2. Place the beef bones and all the vegetables in a roasting tray - no need to peel the veggies, skin on adds more flavour. Drizzle a generous amount of olive oil over everything, season with pepper and salt, then place on the middle shelf in the oven. Roast for two hours.
3. Transfer roasted beef bones and vegetables to a 15 litre stockpot. Pour entire bottle of wine into pot, then add water until everything is covered (this might not be possible as your bones might be poking out of the top of the pot. Bring to boil then reduce heat to medium and leave to simmer - FOR SIX HOURS!!!

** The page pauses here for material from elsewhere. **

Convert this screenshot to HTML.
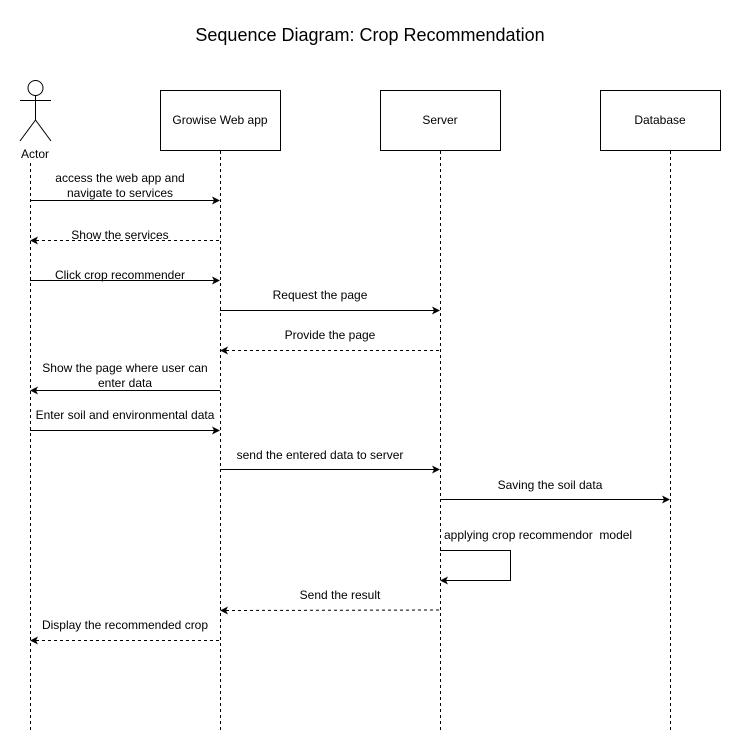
<!DOCTYPE html>
<html><head><meta charset="utf-8"><style>
html,body{margin:0;padding:0;background:#fff}
svg{display:block}
text{font-family:"Liberation Sans",sans-serif;font-size:12px;fill:#000}
</style></head><body>
<svg width="741" height="752" viewBox="0 0 741 752" xmlns="http://www.w3.org/2000/svg">
<text x="370" y="41" text-anchor="middle" style="font-size:18px">Sequence Diagram: Crop Recommendation</text>
<!-- actor -->
<g stroke="#000" fill="none" stroke-width="1">
<circle cx="35.5" cy="88" r="7.5" fill="#fff"/>
<line x1="35.5" y1="95.5" x2="35.5" y2="120"/>
<line x1="20" y1="100.5" x2="51" y2="100.5"/>
<line x1="35.5" y1="120" x2="20" y2="141"/>
<line x1="35.5" y1="120" x2="51" y2="141"/>
<rect x="160.5" y="90.5" width="120" height="60"/>
<rect x="380.5" y="90.5" width="120" height="60"/>
<rect x="600.5" y="90.5" width="120" height="60"/>
<g stroke-dasharray="3,3">
<line x1="30.5" y1="163" x2="30.5" y2="730"/>
<line x1="220.5" y1="151" x2="220.5" y2="730"/>
<line x1="440.5" y1="151" x2="440.5" y2="730"/>
<line x1="670.5" y1="151" x2="670.5" y2="730"/>
</g>
</g>
<text x="35" y="158" text-anchor="middle">Actor</text>
<text x="220" y="124" text-anchor="middle">Growise Web app</text>
<text x="440" y="124" text-anchor="middle">Server</text>
<text x="660" y="124" text-anchor="middle">Database</text>
<g stroke="#000" stroke-width="1" fill="none">
<line x1="30" y1="200.5" x2="214" y2="200.5"/>
<line x1="36" y1="240.5" x2="220" y2="240.5" stroke-dasharray="3,3"/>
<line x1="30" y1="280.5" x2="214" y2="280.5"/>
<line x1="220" y1="310.5" x2="434" y2="310.5"/>
<line x1="226" y1="350.5" x2="440" y2="350.5" stroke-dasharray="3,3"/>
<line x1="36" y1="390.5" x2="220" y2="390.5"/>
<line x1="30" y1="430.5" x2="214" y2="430.5"/>
<line x1="220" y1="469.5" x2="434" y2="469.5"/>
<line x1="440" y1="499.5" x2="664" y2="499.5"/>
<polyline points="440,550.5 510.5,550.5 510.5,580.5 446,580.5"/>
<line x1="226" y1="610.5" x2="440" y2="610" stroke-dasharray="3,3"/>
<line x1="36" y1="640.5" x2="220" y2="640.5" stroke-dasharray="3,3"/>
</g>
<g fill="#000">
<path d="M220,200.5 l-8,-4 l2,4 l-2,4z"/>
<path d="M30,240.5 l8,-4 l-2,4 l2,4z"/>
<path d="M220,280.5 l-8,-4 l2,4 l-2,4z"/>
<path d="M440,310.5 l-8,-4 l2,4 l-2,4z"/>
<path d="M220,350.5 l8,-4 l-2,4 l2,4z"/>
<path d="M30,390.5 l8,-4 l-2,4 l2,4z"/>
<path d="M220,430.5 l-8,-4 l2,4 l-2,4z"/>
<path d="M440,469.5 l-8,-4 l2,4 l-2,4z"/>
<path d="M670,499.5 l-8,-4 l2,4 l-2,4z"/>
<path d="M440,580.5 l8,-4 l-2,4 l2,4z"/>
<path d="M220,610.5 l8,-4 l-2,4 l2,4z"/>
<path d="M30,640.5 l8,-4 l-2,4 l2,4z"/>
</g>
<g text-anchor="middle">
<text x="120" y="182">access the web app and</text>
<text x="120" y="197">navigate to services</text>
<text x="120" y="239">Show the services</text>
<text x="120" y="279">Click crop recommender</text>
<text x="320" y="299">Request the page</text>
<text x="330" y="339">Provide the page</text>
<text x="125" y="372">Show the page where user can</text>
<text x="125" y="387">enter data</text>
<text x="125" y="419">Enter soil and environmental data</text>
<text x="320" y="459">send the entered data to server</text>
<text x="550" y="489">Saving the soil data</text>
<text x="340" y="599">Send the result</text>
<text x="125" y="629">Display the recommended crop</text>
</g>
<text x="444" y="539" xml:space="preserve">applying crop recommendor  model</text>
</svg>
</body></html>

4. As the jus simmers, fat from the bones will rise to the surface. Skim the fat from the surface and discard. This is important - it will have an effect on the quality of your final product. Also be aware, depending on the type of beef bones you use, there may be a darker element to the surface scum - this is marrow from the centre of the bones. Don't sweat if you can't skim all the marrow off, but do try.
5. Allow the liquid in the pot to gradually reduce over the six hours, then remove the bones and reduce the jus further if desired. Do not be surprised if you only yield 1 litre of jus once the bones are removed.
6. Allow to cool completely, then carefully pour into ice cube trays and freeze (if you're not using immediately). Your jus will keep in the freezer for up to a month.
7. Re-preparing the jus is simple. Take one or two nobs of butter. Melt them in a frying pan over a high heat. Add four to six jus cubes (I estimate you need two per person you’re serving) and bring to a rolling simmer, stirring with a wooden spoon until combined. Add a little splash of extra red wine to finish, then spoon over your roast beef or pour around a bed of mashed potato and position your beef steak at an angle on top.
Note: Those who have cats or dogs may find the smell of the jus as it cooks drives their animals mad! Do not be surprised if you have to constantly shoo four footed friends from the kitchen! Extra meaty beef bones may yield morsels of meat – stave off crazed animals with these morsels!